(begin)
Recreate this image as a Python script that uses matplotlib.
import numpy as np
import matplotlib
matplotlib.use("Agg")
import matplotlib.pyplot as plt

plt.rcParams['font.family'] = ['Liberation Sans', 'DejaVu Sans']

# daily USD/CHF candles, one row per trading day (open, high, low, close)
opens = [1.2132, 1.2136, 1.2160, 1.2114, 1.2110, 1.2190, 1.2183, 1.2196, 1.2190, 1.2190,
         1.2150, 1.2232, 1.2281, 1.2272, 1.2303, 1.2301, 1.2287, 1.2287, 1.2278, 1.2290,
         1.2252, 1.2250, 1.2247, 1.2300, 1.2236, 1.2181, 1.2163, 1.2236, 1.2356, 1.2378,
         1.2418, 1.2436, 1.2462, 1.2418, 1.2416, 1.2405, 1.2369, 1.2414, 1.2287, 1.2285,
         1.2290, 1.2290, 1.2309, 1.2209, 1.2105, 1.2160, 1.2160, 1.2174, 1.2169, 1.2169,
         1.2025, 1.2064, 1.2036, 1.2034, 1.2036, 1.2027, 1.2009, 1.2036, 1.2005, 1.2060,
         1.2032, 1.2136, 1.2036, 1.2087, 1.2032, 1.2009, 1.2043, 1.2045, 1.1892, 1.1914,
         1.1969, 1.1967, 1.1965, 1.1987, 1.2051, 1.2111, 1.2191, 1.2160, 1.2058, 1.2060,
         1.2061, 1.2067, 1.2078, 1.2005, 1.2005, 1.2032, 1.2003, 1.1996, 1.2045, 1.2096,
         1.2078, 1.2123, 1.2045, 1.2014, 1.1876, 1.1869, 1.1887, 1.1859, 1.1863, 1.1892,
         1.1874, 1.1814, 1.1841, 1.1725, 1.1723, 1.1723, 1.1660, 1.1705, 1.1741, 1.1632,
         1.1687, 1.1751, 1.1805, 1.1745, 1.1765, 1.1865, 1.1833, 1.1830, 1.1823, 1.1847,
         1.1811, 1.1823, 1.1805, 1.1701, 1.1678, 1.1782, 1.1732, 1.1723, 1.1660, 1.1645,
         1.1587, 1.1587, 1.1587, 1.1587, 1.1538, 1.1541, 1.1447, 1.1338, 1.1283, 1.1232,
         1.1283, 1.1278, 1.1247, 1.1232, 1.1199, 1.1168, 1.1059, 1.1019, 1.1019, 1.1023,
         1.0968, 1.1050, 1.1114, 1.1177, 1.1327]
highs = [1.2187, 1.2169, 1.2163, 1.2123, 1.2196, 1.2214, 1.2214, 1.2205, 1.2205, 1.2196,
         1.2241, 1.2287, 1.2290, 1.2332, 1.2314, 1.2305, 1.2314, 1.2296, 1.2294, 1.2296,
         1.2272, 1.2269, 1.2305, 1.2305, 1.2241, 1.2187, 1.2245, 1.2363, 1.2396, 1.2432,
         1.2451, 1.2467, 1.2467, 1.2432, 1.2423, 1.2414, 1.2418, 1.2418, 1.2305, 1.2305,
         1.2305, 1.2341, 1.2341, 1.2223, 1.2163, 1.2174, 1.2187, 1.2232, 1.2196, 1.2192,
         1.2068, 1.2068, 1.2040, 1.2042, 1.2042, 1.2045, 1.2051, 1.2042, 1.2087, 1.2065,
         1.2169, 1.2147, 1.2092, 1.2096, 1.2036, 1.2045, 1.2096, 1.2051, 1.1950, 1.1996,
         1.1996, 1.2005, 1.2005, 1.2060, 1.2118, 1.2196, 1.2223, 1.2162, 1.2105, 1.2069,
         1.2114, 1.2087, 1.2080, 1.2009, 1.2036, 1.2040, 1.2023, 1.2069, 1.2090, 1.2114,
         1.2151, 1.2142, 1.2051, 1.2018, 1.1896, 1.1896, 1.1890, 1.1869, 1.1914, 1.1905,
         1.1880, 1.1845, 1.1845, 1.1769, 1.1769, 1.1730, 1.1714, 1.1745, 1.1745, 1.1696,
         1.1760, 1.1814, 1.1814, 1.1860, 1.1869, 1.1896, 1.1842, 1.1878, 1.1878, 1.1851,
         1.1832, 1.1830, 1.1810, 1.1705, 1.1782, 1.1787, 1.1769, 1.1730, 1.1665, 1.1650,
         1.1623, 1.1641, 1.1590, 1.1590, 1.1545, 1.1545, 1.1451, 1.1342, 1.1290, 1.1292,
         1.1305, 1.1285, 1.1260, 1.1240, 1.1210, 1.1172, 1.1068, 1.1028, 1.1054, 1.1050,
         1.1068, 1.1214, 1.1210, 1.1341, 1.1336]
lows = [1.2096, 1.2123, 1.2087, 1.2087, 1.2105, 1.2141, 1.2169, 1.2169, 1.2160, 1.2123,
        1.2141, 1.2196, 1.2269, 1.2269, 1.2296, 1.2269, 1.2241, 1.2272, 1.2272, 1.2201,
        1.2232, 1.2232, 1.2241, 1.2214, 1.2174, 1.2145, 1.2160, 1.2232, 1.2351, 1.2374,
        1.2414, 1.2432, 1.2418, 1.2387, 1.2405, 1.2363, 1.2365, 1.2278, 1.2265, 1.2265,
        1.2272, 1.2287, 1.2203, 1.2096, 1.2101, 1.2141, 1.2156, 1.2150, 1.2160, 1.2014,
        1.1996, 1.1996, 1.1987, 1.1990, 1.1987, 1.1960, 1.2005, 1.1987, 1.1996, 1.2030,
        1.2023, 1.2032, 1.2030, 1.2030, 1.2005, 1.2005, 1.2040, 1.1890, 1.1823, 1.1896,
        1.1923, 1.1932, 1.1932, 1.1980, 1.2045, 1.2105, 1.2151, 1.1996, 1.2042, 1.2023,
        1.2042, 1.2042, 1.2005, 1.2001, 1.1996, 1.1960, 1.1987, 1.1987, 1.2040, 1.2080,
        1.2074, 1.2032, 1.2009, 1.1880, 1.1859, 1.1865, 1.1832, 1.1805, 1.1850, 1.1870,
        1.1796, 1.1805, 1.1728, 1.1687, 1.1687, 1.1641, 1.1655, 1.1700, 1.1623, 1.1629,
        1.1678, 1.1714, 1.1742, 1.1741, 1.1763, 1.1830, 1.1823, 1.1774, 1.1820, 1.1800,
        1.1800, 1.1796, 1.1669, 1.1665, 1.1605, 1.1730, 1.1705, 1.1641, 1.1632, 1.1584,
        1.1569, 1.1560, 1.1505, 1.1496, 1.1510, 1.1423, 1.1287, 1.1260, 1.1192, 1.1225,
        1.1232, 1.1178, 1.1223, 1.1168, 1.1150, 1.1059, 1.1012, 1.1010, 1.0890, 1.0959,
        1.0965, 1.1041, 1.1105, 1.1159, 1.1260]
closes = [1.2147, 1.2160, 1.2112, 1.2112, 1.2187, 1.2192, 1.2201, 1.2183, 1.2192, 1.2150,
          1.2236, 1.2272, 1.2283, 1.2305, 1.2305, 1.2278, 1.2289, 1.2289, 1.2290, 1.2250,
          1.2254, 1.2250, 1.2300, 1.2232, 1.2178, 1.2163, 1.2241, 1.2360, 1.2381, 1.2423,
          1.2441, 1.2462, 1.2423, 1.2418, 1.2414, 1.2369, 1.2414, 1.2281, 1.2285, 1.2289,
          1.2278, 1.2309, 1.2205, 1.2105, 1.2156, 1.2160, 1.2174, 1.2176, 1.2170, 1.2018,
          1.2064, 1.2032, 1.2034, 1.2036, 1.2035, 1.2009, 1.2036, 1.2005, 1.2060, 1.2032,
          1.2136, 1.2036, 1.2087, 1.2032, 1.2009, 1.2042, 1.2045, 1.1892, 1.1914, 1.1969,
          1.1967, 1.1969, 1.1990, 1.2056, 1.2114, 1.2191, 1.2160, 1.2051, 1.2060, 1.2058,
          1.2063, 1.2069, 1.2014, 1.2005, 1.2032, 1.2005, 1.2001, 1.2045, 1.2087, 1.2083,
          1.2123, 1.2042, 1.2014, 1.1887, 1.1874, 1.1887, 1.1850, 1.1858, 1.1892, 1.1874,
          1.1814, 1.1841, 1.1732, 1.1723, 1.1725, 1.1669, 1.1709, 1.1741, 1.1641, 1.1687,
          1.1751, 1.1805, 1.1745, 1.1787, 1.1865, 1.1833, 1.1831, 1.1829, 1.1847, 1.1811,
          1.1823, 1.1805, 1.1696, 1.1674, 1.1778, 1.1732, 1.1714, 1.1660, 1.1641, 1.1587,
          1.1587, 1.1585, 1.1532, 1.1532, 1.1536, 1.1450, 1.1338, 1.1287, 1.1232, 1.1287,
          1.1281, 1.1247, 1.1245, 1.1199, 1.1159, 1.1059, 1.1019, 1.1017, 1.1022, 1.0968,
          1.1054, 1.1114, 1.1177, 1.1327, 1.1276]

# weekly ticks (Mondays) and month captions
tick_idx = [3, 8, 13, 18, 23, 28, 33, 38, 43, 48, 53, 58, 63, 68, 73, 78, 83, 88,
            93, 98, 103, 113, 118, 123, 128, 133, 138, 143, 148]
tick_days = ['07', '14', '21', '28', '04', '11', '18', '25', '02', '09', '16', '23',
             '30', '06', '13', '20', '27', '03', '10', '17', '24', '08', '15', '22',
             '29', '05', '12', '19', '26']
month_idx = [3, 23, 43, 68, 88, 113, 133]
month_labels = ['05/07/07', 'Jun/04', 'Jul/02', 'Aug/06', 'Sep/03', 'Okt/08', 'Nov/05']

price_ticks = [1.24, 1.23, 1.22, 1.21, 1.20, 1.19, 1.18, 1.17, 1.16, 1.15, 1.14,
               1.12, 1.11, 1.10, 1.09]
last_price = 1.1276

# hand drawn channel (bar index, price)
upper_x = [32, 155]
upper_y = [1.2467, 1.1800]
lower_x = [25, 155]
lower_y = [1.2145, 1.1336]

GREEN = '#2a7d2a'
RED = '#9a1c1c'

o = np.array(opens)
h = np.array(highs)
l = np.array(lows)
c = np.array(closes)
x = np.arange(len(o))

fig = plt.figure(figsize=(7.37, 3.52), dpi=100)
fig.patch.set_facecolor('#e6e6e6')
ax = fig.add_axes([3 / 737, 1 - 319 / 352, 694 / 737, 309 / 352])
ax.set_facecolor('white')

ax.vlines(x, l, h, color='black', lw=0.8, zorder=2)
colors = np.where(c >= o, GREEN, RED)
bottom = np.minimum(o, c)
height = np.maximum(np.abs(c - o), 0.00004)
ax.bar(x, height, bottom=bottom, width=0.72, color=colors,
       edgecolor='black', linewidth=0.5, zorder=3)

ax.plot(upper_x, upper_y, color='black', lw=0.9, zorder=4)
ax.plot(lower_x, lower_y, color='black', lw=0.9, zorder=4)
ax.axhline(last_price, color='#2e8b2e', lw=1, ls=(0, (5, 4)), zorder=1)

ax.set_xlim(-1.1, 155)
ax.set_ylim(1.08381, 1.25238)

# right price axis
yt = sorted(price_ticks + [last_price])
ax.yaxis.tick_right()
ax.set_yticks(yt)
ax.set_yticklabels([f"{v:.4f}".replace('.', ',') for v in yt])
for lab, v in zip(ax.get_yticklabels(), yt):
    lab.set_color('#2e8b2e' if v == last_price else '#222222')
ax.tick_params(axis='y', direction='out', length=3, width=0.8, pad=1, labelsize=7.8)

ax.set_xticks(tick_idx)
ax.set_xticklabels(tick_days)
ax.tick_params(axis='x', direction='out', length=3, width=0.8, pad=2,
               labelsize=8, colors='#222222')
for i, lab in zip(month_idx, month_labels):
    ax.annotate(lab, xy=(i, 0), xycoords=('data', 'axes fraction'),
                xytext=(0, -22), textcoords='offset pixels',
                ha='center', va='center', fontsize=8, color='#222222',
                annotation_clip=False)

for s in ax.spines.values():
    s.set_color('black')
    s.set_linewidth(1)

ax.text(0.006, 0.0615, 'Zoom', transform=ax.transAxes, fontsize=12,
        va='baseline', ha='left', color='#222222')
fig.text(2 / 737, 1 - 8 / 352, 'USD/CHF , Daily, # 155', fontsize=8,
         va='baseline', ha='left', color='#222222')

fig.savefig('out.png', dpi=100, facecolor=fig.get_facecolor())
(end)
(begin)
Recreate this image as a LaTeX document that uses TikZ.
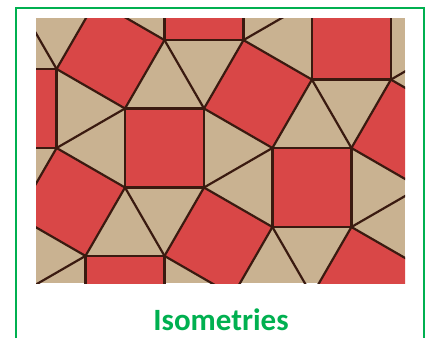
(end)
#### What the task asks:
Using the entries above, return each line in which the word "that" occurs.

#### Complete answer:
Recreate this image as a Python script that uses matplotlib.
Recreate this image as a LaTeX document that uses TikZ.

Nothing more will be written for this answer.